▶ _GOAL OF THE EXERCISE_
In the lines below, output everything from the first line through the line containing "const stickLabels = [10, 5, 0];" exactly as it is. Pictures are not part of the output.

▶ _RECORDED DATA_
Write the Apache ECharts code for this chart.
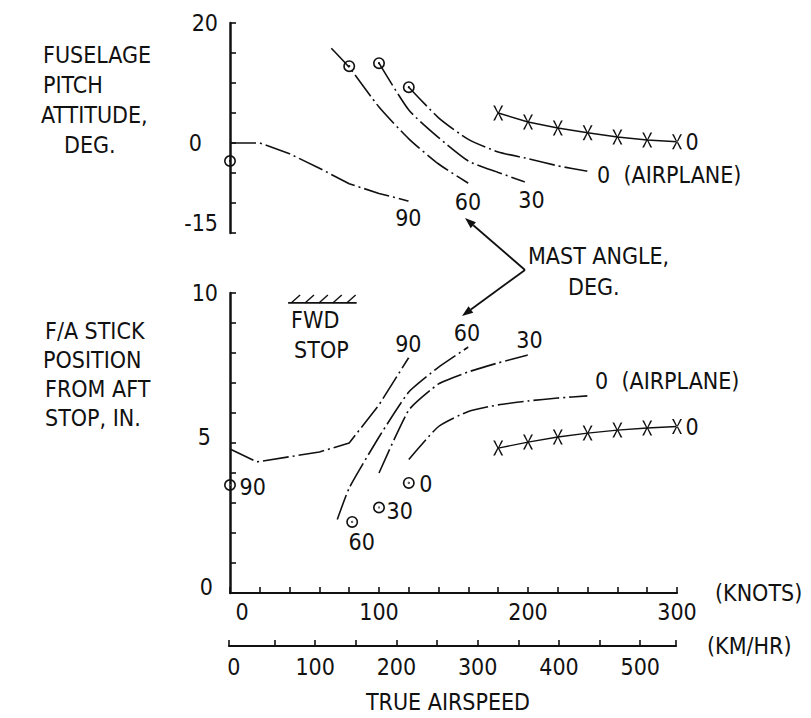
<!DOCTYPE html>
<html><head><meta charset="utf-8">
<script src="https://cdn.jsdelivr.net/npm/echarts@6/dist/echarts.min.js"></script>
<style>html,body{margin:0;padding:0;background:#fff}#c{width:811px;height:718px}</style>
</head><body><div id="c"></div>
<script>
// ---------- data ----------
// x = true airspeed, knots
const knotsLabels = [0, 100, 200, 300];
const kmhLabels = [0, 100, 200, 300, 400, 500];
const kmhTicks = [-6, 50, 100, 150, 200, 250, 300, 350, 400, 450, 500, 544];
const kmhRange = [-6, 544];
const pitchLabels = [20, 0, -15];
const stickLabels = [10, 5, 0];

// top panel: fuselage pitch attitude, deg  [knots, deg]
const pitch90 = [[0,0],[20,0],[40,-1.8],[60,-4.2],[80,-6.8],[100,-8.4],[120,-9.7]];
const pitch60 = [[68,15.8],[80,12.6],[100,6.0],[120,0.7],[140,-3.5],[160,-6.7]];
const pitch30 = [[100,13.3],[120,5.5],[140,0.9],[160,-3.0],[180,-4.9],[198,-6.5]];
const pitch0  = [[120,9.3],[140,4.2],[160,0.6],[180,-1.5],[200,-2.6],[220,-3.8],[240,-4.7]];
const pitchX  = [[180,5.0],[200,3.5],[220,2.5],[240,1.7],[260,1.0],[280,0.5],[300,0.2]];
const pitchCircles = [[0,-3.0],[80,12.8],[100,13.3],[120,9.3]];

// bottom panel: F/A stick position from aft stop, in.  [knots, in]
const stick90 = [[0,4.8],[18,4.37],[60,4.7],[80,5.0],[100,6.27],[120,7.85]];
const stick60 = [[72,2.45],[80,3.5],[100,5.2],[120,6.7],[140,7.53],[160,8.2]];
const stick30 = [[100,4.0],[120,6.1],[140,6.97],[160,7.37],[180,7.67],[200,7.93]];
const stick0  = [[120,4.45],[140,5.55],[160,6.05],[180,6.27],[200,6.4],[220,6.5],[240,6.57]];
const stickX  = [[180,4.83],[200,5.03],[220,5.2],[240,5.33],[260,5.43],[280,5.5],[300,5.55]];
const stickCircles = [[0,3.6],[82,2.37],[100,2.85],[120,3.67]];
const stickCircleNames = ['90','60','30','0'];
const fwdStop = [[39,9.67],[85,9.67]];

// ---------- styling ----------
const F = '"Liberation Sans Narrow","DejaVu Sans Condensed","Arial Narrow",sans-serif';
const INK = '#111';
const FS = 23;
const dashDot = [26,4,2,4];
const X_PATH = 'path://M0,0L1.8,0L5,6.2L8.2,0L10,0L5.9,7L10,14L8.2,14L5,7.8L1.8,14L0,14L4.1,7Z';
const RING_PATH = 'path://M0,11A11,11,0,1,1,22,11A11,11,0,1,1,0,11ZM3,11A8,8,0,1,0,19,11A8,8,0,1,0,3,11ZM9,11A2,2,0,1,1,13,11A2,2,0,1,1,9,11Z';
const txt = {fontFamily:F, fontSize:FS, color:INK};

function curve(data, g, dashed, smooth) {
  return {type:'line', xAxisIndex:g, yAxisIndex:g, data, symbol:'none', smooth: smooth||0,
    lineStyle:{color:INK, width:1.6, type: dashed ? dashDot : 'solid'}, silent:true, z:3};
}
function xCurve(data, g) {
  return {type:'line', xAxisIndex:g, yAxisIndex:g, data, symbol:X_PATH, symbolSize:[10,15], showSymbol:true,
    itemStyle:{color:INK, opacity:1}, lineStyle:{color:INK, width:1.4}, silent:true, z:4};
}
function circles(data, g) {
  return {type:'scatter', xAxisIndex:g, yAxisIndex:g, data, symbol:RING_PATH, symbolSize:12,
    itemStyle:{color:INK, opacity:1}, silent:true, clip:false, z:5};
}
function labels(g, items) {
  return {type:'scatter', xAxisIndex:g, yAxisIndex:g, symbolSize:1, itemStyle:{color:'#fff', opacity:1},
    silent:true, clip:false, z:6,
    data: items.map(it => ({value: it.at, label:{show:true, position:[0,0], formatter: it.text,
      align: it.align || 'center', verticalAlign:'middle', offset: it.off, opacity:1, ...txt}}))};
}
const last = a => a[a.length-1];

const topLabels = labels(0, [
  {at:last(pitch90), text:'90', off:[0,17]},
  {at:last(pitch60), text:'60', off:[0,19]},
  {at:last(pitch30), text:'30', off:[7,18]},
  {at:last(pitch0), text:'0  (AIRPLANE)', align:'left', off:[10,4]},
  {at:last(pitchX), text:'0', align:'left', off:[9,1]}
]);
const botLabels = labels(1, [
  {at:last(stick90), text:'90', off:[0,-13]},
  {at:last(stick60), text:'60', off:[-1,-14]},
  {at:last(stick30), text:'30', off:[2,-15]},
  {at:last(stick0), text:'0  (AIRPLANE)', align:'left', off:[8,-14]},
  {at:last(stickX), text:'0', align:'left', off:[9,1]},
  {at:stickCircles[0], text:stickCircleNames[0], align:'left', off:[10,2]},
  {at:stickCircles[1], text:stickCircleNames[1], off:[10,21]},
  {at:stickCircles[2], text:stickCircleNames[2], align:'left', off:[8,4]},
  {at:stickCircles[3], text:stickCircleNames[3], align:'left', off:[11,2]}
]);

const fwdSeries = {type:'custom', xAxisIndex:1, yAxisIndex:1, silent:true, clip:false, z:4,
  data:[[fwdStop[0][0], fwdStop[1][0], fwdStop[0][1]]],
  renderItem(params, api) {
    const p1 = api.coord([api.value(0), api.value(2)]);
    const p2 = api.coord([api.value(1), api.value(2)]);
    const ch = [{type:'line', shape:{x1:p1[0], y1:p1[1], x2:p2[0], y2:p2[1]}, style:{stroke:INK, lineWidth:1.8}}];
    const n = 5, span = (p2[0] - p1[0]) - 13;
    for (let i = 0; i < n; i++) {
      const x = p1[0] + 3 + i * span / (n - 1);
      ch.push({type:'line', shape:{x1:x, y1:p1[1], x2:x + 9, y2:p1[1] - 8}, style:{stroke:INK, lineWidth:1.4}});
    }
    ch.push({type:'text', x:p1[0] + 3, y:p1[1] + 17, style:{text:'FWD', font: FS + 'px ' + F, fill:INK, verticalAlign:'middle'}});
    ch.push({type:'text', x:p1[0] + 6, y:p1[1] + 47, style:{text:'STOP', font: FS + 'px ' + F, fill:INK, verticalAlign:'middle'}});
    return {type:'group', children: ch};
  }
};

const axisLineStyle = {color:INK, width:2.2};
const tickStyle = {color:INK, width:1.6};

const option = {
  animation:false,
  backgroundColor:'#fff',
  grid:[
    {left:230, top:23, width:447, height:210},
    {left:230, top:293, width:447, height:300},
    {left:229, top:645, width:447, height:1}
  ],
  xAxis:[
    {gridIndex:0, type:'value', min:0, max:300, show:false},
    {gridIndex:1, type:'value', min:0, max:300, interval:20,
      axisLine:{show:true, onZero:false, lineStyle:axisLineStyle},
      axisTick:{show:true, inside:true, length:6, lineStyle:tickStyle},
      splitLine:{show:false},
      axisLabel:{margin:7, ...txt,
        formatter: v => knotsLabels.includes(v) ? (v === 0 ? '{z|0}' : String(v)) : '',
        rich:{z:{padding:[0,0,0,24], ...txt}}},
      name:'(KNOTS)', nameLocation:'end', nameGap:38, nameTextStyle:{...txt}},
    {gridIndex:2, type:'value', min:kmhRange[0], max:kmhRange[1],
      axisLine:{show:true, onZero:false, lineStyle:axisLineStyle},
      axisTick:{show:true, inside:true, length:6, customValues:kmhTicks, lineStyle:tickStyle},
      splitLine:{show:false},
      axisLabel:{margin:9, customValues:kmhLabels, ...txt},
      name:'(KM/HR)', nameLocation:'end', nameGap:31, nameTextStyle:{...txt}}
  ],
  yAxis:[
    {gridIndex:0, type:'value', min:-15, max:20, interval:5,
      axisLine:{show:true, onZero:false, lineStyle:{color:INK, width:2.5}},
      axisTick:{show:true, inside:true, length:6, lineStyle:tickStyle},
      splitLine:{show:false},
      axisLabel:{margin:12, ...txt,
        formatter: v => !pitchLabels.includes(v) ? '' : v === 0 ? '{z|0}' : v === -15 ? '{m|-15}' : String(v),
        rich:{z:{padding:[0,16,0,0], ...txt}, m:{padding:[0,0,20,0], ...txt}}}},
    {gridIndex:1, type:'value', min:0, max:10, interval:1,
      axisLine:{show:true, onZero:false, lineStyle:{color:INK, width:2.5}},
      axisTick:{show:true, inside:true, length:6, lineStyle:tickStyle},
      splitLine:{show:false},
      axisLabel:{margin:12, ...txt,
        formatter: v => !stickLabels.includes(v) ? '' : v === 5 ? '{a|5}' : v === 0 ? '{b|0}' : String(v),
        rich:{a:{padding:[0,7,12,0], ...txt}, b:{padding:[0,5,12,0], ...txt}}}},
    {gridIndex:2, type:'value', min:0, max:1, show:false}
  ],
  series:[
    curve(pitch90, 0, true, 0),
    curve(pitch60, 0, true, 0.2),
    curve(pitch30, 0, true, 0.2),
    curve(pitch0, 0, true, 0.2),
    xCurve(pitchX, 0),
    circles(pitchCircles, 0),
    topLabels,
    curve(stick90, 1, true, 0),
    curve(stick60, 1, true, 0.15),
    curve(stick30, 1, true, 0.15),
    curve(stick0, 1, true, 0.2),
    xCurve(stickX, 1),
    circles(stickCircles, 1),
    botLabels,
    fwdSeries
  ]
};

// free text and annotation arrows
function t(text, x, y, align) {
  return {type:'text', x, y, silent:true, style:{text, font: FS + 'px ' + F, fill:INK, align: align || 'left', verticalAlign:'middle'}};
}
function arrow(x1, y1, x2, y2) {
  const a = Math.atan2(y2 - y1, x2 - x1), L = 11, W = 4;
  const bx = x2 - L * Math.cos(a), by = y2 - L * Math.sin(a);
  return [
    {type:'line', silent:true, shape:{x1, y1, x2:bx, y2:by}, style:{stroke:INK, lineWidth:1.8}},
    {type:'polygon', silent:true, shape:{points:[[x2, y2], [bx + W * Math.sin(a), by - W * Math.cos(a)], [bx - W * Math.sin(a), by + W * Math.cos(a)]]}, style:{fill:INK}}
  ];
}
option.graphic = [
  t('FUSELAGE', 43, 55), t('PITCH', 43, 85), t('ATTITUDE,', 41, 115), t('DEG.', 64, 145),
  t('F/A STICK', 45, 331), t('POSITION', 43, 360), t('FROM AFT', 45, 389), t('STOP, IN.', 45, 418),
  t('MAST ANGLE,', 528, 256), t('DEG.', 568, 287),
  t('TRUE AIRSPEED', 448, 702, 'center'),
  ...arrow(525, 270, 465, 218),
  ...arrow(525, 270, 462, 316)
];

const chart = echarts.init(document.getElementById('c'), null, {renderer:'svg'});
chart.setOption(option);
</script></body></html>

▶ _THE REPLY_
Write the Apache ECharts code for this chart.
<!DOCTYPE html>
<html><head><meta charset="utf-8">
<script src="https://cdn.jsdelivr.net/npm/echarts@6/dist/echarts.min.js"></script>
<style>html,body{margin:0;padding:0;background:#fff}#c{width:811px;height:718px}</style>
</head><body><div id="c"></div>
<script>
// ---------- data ----------
// x = true airspeed, knots
const knotsLabels = [0, 100, 200, 300];
const kmhLabels = [0, 100, 200, 300, 400, 500];
const kmhTicks = [-6, 50, 100, 150, 200, 250, 300, 350, 400, 450, 500, 544];
const kmhRange = [-6, 544];
const pitchLabels = [20, 0, -15];
const stickLabels = [10, 5, 0];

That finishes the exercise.